9. Toy-Planes to Heron Drones. Whilst the world awakes to the capabilities and applications of Drones today, back in 1970s, the IDF badly needed some ways to undertake recon on the Egyptian side as inability of aircrafts to fly low due to Egypt’s SAM batteries meant that they were dependent on Israeli intelligence operatives for all reconnaissance. Some audacious, brave men, actually bought remote-controlled toy planes and fitted them with cameras and so the IDF flew in their first drone in 1969 over Egyptian positions over the Suez Canal. The rest as they say is history. Even at the cost of sacrificing their Aircraft programme ‘Lavi’, the IDF has continued its march to develop drones. It’s often said that the Israelis have succeeded due to the infusion of technology from the US. However, as far as drones go, both Lockheed Martin and Boeing had spent billions of dollars and were still nowhere till 1987, when the US decided to seek Israeli help, which eventually led to the development of the ‘ Predator’, the infamous drone which was America’s most lethal weapon in the global war on terror, responsible for countless strikes in Pakistan, Afghanistan, Iraq and Yemen. Since 1985, Israel has been the largest exporter of drones in the world, responsible for 60 percent of the global market, trailed by the US, whose market share is just 23.9 percent. In 2010, five NATO countries were flying Israeli drones in Afghanistan.

10. Upgraded Pattons to Merkava Mk IV Tanks. The Israelis realised after the 6 day war that armoured forces were the need of the hour. However, the West, including the British and French were only ready to provide them with older technology. So they went ahead and developed the Merkava tanks, with such armour that a Merkava 4 withstood assault from 3 Fire and Forget missiles in the 2nd Lebanon War and stood unbreached, the worst known attack in modern history that a tank has survived. As Israel’s enemies have lost armoured troops in recent times, there have been calls for cut-down in the Israeli armoured corps. However, the Israelis have constantly innovated by introducing Battlefield management systems, Aircraft-style Helmet-mounted Displays, smart munitions capable of attacking hidden terrorists in a building etc. to continue to keep the tanks relevant and at the forefront of guerrilla warfare also.

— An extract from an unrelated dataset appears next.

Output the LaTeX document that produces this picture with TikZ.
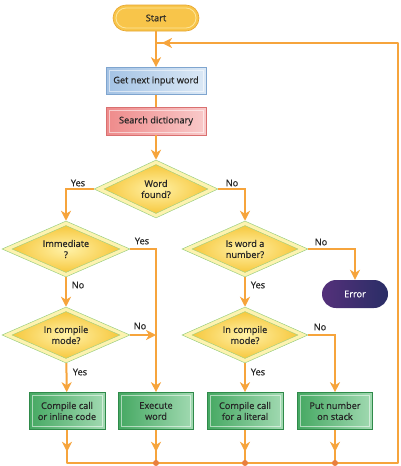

11. Chutzpadik Sattelites. In 1978, Israel was looking for historic peace agreement with the Egyptians but few Israelis weren’t ready to give up the significant Sinai territory without a chance to be able to monitor Egyptian military preparations. This was also extremely challenging due to the cost of satellite programmes being out of reach of small countries like Israel. Whilst US did help Israel often with satellite imagery, it was dependent on the incumbent CIA chief and this largesse stopped completely when Israel went ahead and used F16s to bomb Iraq’s nuclear facility. Thus, the Israelis resolved to find ingenious solutions to problems like funding, technological challenges, opposition within the country and abroad, unsuccessful launches and put satellites into orbits. Also like all other stories in the book, this one too has a silver lining, with Israeli reconnaissance satellites being the toast of the world today.

12. Iron Dome — Innovate or Disappear. With the Hezbollah rocket threat assuming unparalleled proportions wherein at one point in time they were firing rockets to the tune of 140 in nos daily on Israel, Northern Israel had become a ghost town. With ranges of their rockets increasing almost everyday, this was a true existential crisis for Israel. They needed to make a system which could shoot-down the rockets in the air without inviting war. Their initial success in BMD, wherein Arrow BMD systems had beaten the US in the race to THAAD was one of the options. As it turned out, the issue of finances reared its ugly head again. However, as it turned out Obama led the US to need a peace accord and they were willing to placate the Israelis monetarily. Thus, out of penury, strife, technological prowess, and survival instinct were born the incomparable Iron Dome. There is no other system that can shoot down such small targets as rockets with an accuracy of almost 90 %. The Israelis have not stopped though and are developing ‘David’s Sling’, even more, accurate than the Iron Dome.

13. Many more accounts of such products which are Israel’s export growth engine are provided in the book. Suffices to say that the central theme has always been the same. ‘A maverick with enough chutzpah to challenge every known hurdle of lack of technical support and finances dreams of an offensive or defensive weapon and even at the cost of antagonising own countrymen keeps at it and finally delivers to ensure not only protection but huge admiration and exports orders in return from the international community’.

Conclusion

14. The authors balanced presentation of various view points instead of jingoistic representations from a purely Israeli nationalist’ thought process, a problem often seen in today’s hyper-nationalistic environment, ensures that the reader appreciates the other factors apart from the existential threat that have led to the solution of Israel’s problems. Whilst the book is not written to suggest the right steps for a country like India to take for realising its dream of being Self-Reliant, the lessons from each story could be adopted to Indian problems and solve them. Whether, it is finding means to integrate DRDO closer to the forces without conscription, pumping enough money in R&D to burn-through existing military challenges like development of home-grown missile seekers and turbines, or its developing talent acquisition systems which could encourage the requisite talent in the country to go for the unsolved problems like putting humans on Mars, the prototypes are all there in this book. This, I believe, is the greatest asset of this book. Leaders in the top echelons may want this book to be read and suggestions therein debated at every level. The ensuing debate would itself be a precursor to most changes envisaged by the authors.